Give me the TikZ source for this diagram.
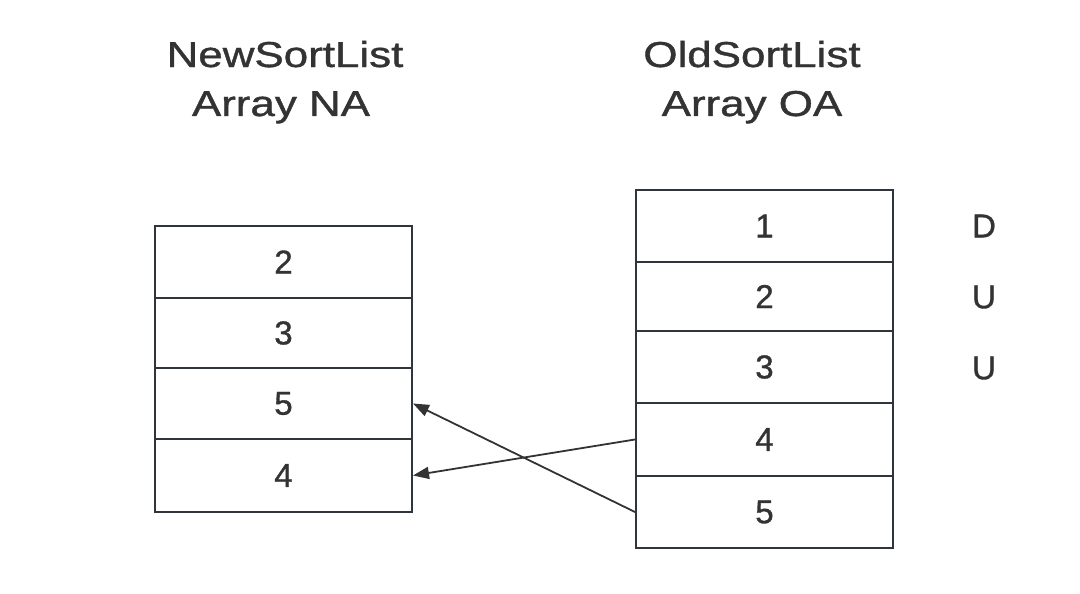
\documentclass[tikz,border=0pt]{standalone}
\usepackage{fontspec}
\setmainfont{Liberation Sans}[AutoFakeBold=1.0]
\usetikzlibrary{arrows.meta}
\definecolor{ink}{HTML}{333333}
\definecolor{boxline}{HTML}{30353B}
\tikzset{
  cell/.style={draw=boxline, line width=2pt, minimum width=257pt, inner sep=0pt, text=ink, font=\fontsize{33}{40}\selectfont\bfseries},
  ttl/.style={text=ink, font=\fontsize{36}{40}\selectfont\bfseries, anchor=base, inner sep=0pt},
  flag/.style={text=ink, font=\fontsize{33}{40}\selectfont\bfseries},
  link/.style={draw=ink, line width=1.8pt, -{Triangle[length=16pt,width=12pt]}}
}
\newcommand{\wide}[1]{\scalebox{1.22}[1]{#1}}
\begin{document}
\begin{tikzpicture}[x=1pt,y=-1pt]
\useasboundingbox (0,0) rectangle (1080,594);
% titles
\node[ttl] (t1a) at (285,67) {\wide{NewSortList}};
\node[ttl] (t1b) at (281,116) {\wide{Array NA}};
\node[ttl] (t2a) at (752,67) {\wide{OldSortList}};
\node[ttl] (t2b) at (752,116) {\wide{Array OA}};
% NA cells
\node[cell, minimum height=72pt] (n1) at (283.5,262) {2};
\node[cell, minimum height=70pt] (n2) at (283.5,333) {3};
\node[cell, minimum height=71pt] (n3) at (283.5,403.5) {5};
\node[cell, minimum height=73pt] (n4) at (283.5,475.5) {4};
% OA cells
\node[cell, minimum height=72pt] (o1) at (764.5,226) {1};
\node[cell, minimum height=69pt] (o2) at (764.5,296.5) {2};
\node[cell, minimum height=72pt] (o3) at (764.5,367) {3};
\node[cell, minimum height=73pt] (o4) at (764.5,439.5) {4};
\node[cell, minimum height=72pt] (o5) at (764.5,512) {5};
% flags
\node[flag] (m1) at (984,226) {D};
\node[flag] (m2) at (984,297) {U};
\node[flag] (m3) at (984,368) {U};
% links
\draw[link] (o4.west) -- (n4.east);
\draw[link] (o5.west) -- (n3.east);
\end{tikzpicture}
\end{document}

============

- **What is expected**:
Copy every line above word for word and exclude the pictures.

- **Response to the task**:
Give me the TikZ source for this diagram.
\documentclass[tikz,border=0pt]{standalone}
\usepackage{fontspec}
\setmainfont{Liberation Sans}[AutoFakeBold=1.0]
\usetikzlibrary{arrows.meta}
\definecolor{ink}{HTML}{333333}
\definecolor{boxline}{HTML}{30353B}
\tikzset{
  cell/.style={draw=boxline, line width=2pt, minimum width=257pt, inner sep=0pt, text=ink, font=\fontsize{33}{40}\selectfont\bfseries},
  ttl/.style={text=ink, font=\fontsize{36}{40}\selectfont\bfseries, anchor=base, inner sep=0pt},
  flag/.style={text=ink, font=\fontsize{33}{40}\selectfont\bfseries},
  link/.style={draw=ink, line width=1.8pt, -{Triangle[length=16pt,width=12pt]}}
}
\newcommand{\wide}[1]{\scalebox{1.22}[1]{#1}}
\begin{document}
\begin{tikzpicture}[x=1pt,y=-1pt]
\useasboundingbox (0,0) rectangle (1080,594);
% titles
\node[ttl] (t1a) at (285,67) {\wide{NewSortList}};
\node[ttl] (t1b) at (281,116) {\wide{Array NA}};
\node[ttl] (t2a) at (752,67) {\wide{OldSortList}};
\node[ttl] (t2b) at (752,116) {\wide{Array OA}};
% NA cells
\node[cell, minimum height=72pt] (n1) at (283.5,262) {2};
\node[cell, minimum height=70pt] (n2) at (283.5,333) {3};
\node[cell, minimum height=71pt] (n3) at (283.5,403.5) {5};
\node[cell, minimum height=73pt] (n4) at (283.5,475.5) {4};
% OA cells
\node[cell, minimum height=72pt] (o1) at (764.5,226) {1};
\node[cell, minimum height=69pt] (o2) at (764.5,296.5) {2};
\node[cell, minimum height=72pt] (o3) at (764.5,367) {3};
\node[cell, minimum height=73pt] (o4) at (764.5,439.5) {4};
\node[cell, minimum height=72pt] (o5) at (764.5,512) {5};
% flags
\node[flag] (m1) at (984,226) {D};
\node[flag] (m2) at (984,297) {U};
\node[flag] (m3) at (984,368) {U};
% links
\draw[link] (o4.west) -- (n4.east);
\draw[link] (o5.west) -- (n3.east);
\end{tikzpicture}
\end{document}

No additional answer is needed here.